09 Quarters LeftCSUSB will convert from quarters to semesters in Fall 2020, and the conversion process is now well under way. Dave Carlson, our department chair, shared an overview of coming changes to the undergraduate English major. We’ll share news about the M.A. program in a future post!

For the past two years, the English Department has been working hard to transform our B.A. from its current quarter structure into a new semester one.  From the start of this process, we have kept the needs of our students as our central focus.

As most people reading this blog will know, the vast majority of our English majors grew up in San Bernardino and Riverside Counties. A large percentage are first-generation college students, and many work at least part-time, with a significant number working full-time. Roughly 40% use our program as a springboard into a single subject teaching credential in language arts. A number of courses in our major also serve students in the Liberal Studies program seeking to enter a multiple-subject credential program.

It has been important for us, then, to construct a new semester program that continues to serve future teachers at multiple levels in the K-12 system. Many of our students also continue their education at the graduate level (with our own M.A. program being a common destination), so providing a broad foundation in English Studies has also been a priority. But it has also become clear to us in recent years that an increasing percentage of our students seek to use their English degrees to pursue careers outside of teaching.

Our final goal in the transformation process, then, has been to better position those not intending to go on to a teaching career to be able to recognize and articulate (to themselves and others) the skills they obtain by earning a degree in English Studies. Here is little teaser overview of how we have done so.

In its current form, the B.A. in English is a 73 quarter-unit major that consists of a substantial core (dominated by literature classes) and three concentrations: creative writing, linguistics, and literature. Students pursuing a single subject credential complete, in addition to their chosen concentration, our ETPP (English Teacher Preparation Program), which is a cluster of courses (some of which count as electives elsewhere in the major) that satisfy remaining CTCC requirements not automatically addressed elsewhere in a student’s course of study.

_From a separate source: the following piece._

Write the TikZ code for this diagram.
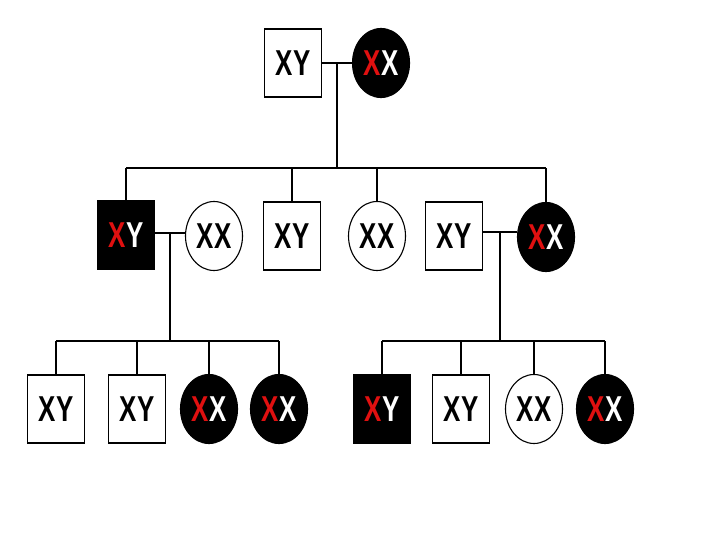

The transformed BA in English will be a 48 semester-unit major (where students will also have to opportunity to “double-dip” in satisfying GE C2, thus freeing up additional general electives). A new core has been designed expressly as a broad introduction to English Studies as a field, taking advantage of our department’s unique strengths: we are the only English department in the CSU system, and one of a handful nationwide, that includes faculty in literature, linguistics, creative writing, and rhetoric/writing studies.

Key points:

  • We have significantly redesigned the creative writing concentration, developing a structure that allows students to pursue multi-modal and multi-genre work across multiple platforms (digital and conventional).
  • We have created a new concentration in Rhetoric and Writing Studies, which expands on the structure we currently use in our Certificate in Public and Professional Writing.  Here again, we have created more space for multi-modal writing, while also placing new and additional emphasis on community-based writing, writing in the public sphere, and theoretical grounding in rhetoric and literacy studies.
  • Our linguistics and literature concentrations have been streamlined (largely through the elimination of some pre-requisite and sequencing issues that created barriers to student progress) and updated.
  • We have created a new individualized concentration where students, under the direction of a faculty advisor and with approval of faculty committee, can create their own course of study to meet any career goals not clearly addressed by our other concentrations.
  • Finally, in all our concentrations we are seeking to emphasize and encourage students to enroll in “High Impact Practice” classes, some of which we currently offer and some of which are new. We are particularly encouraging students to incorporate study abroad, an internship, an English Practicum (a project-based learning class), or an Honors/Research project into their program of study.

This new curriculum is currently working its way through the campus’ approval process-and hopefully will sail through without any hitches.  We are now looking forward to being able to turn our focus to preparing to teach in this new structure.  There will by many opportunities for exciting and innovative classes.  We can’t wait to teach them!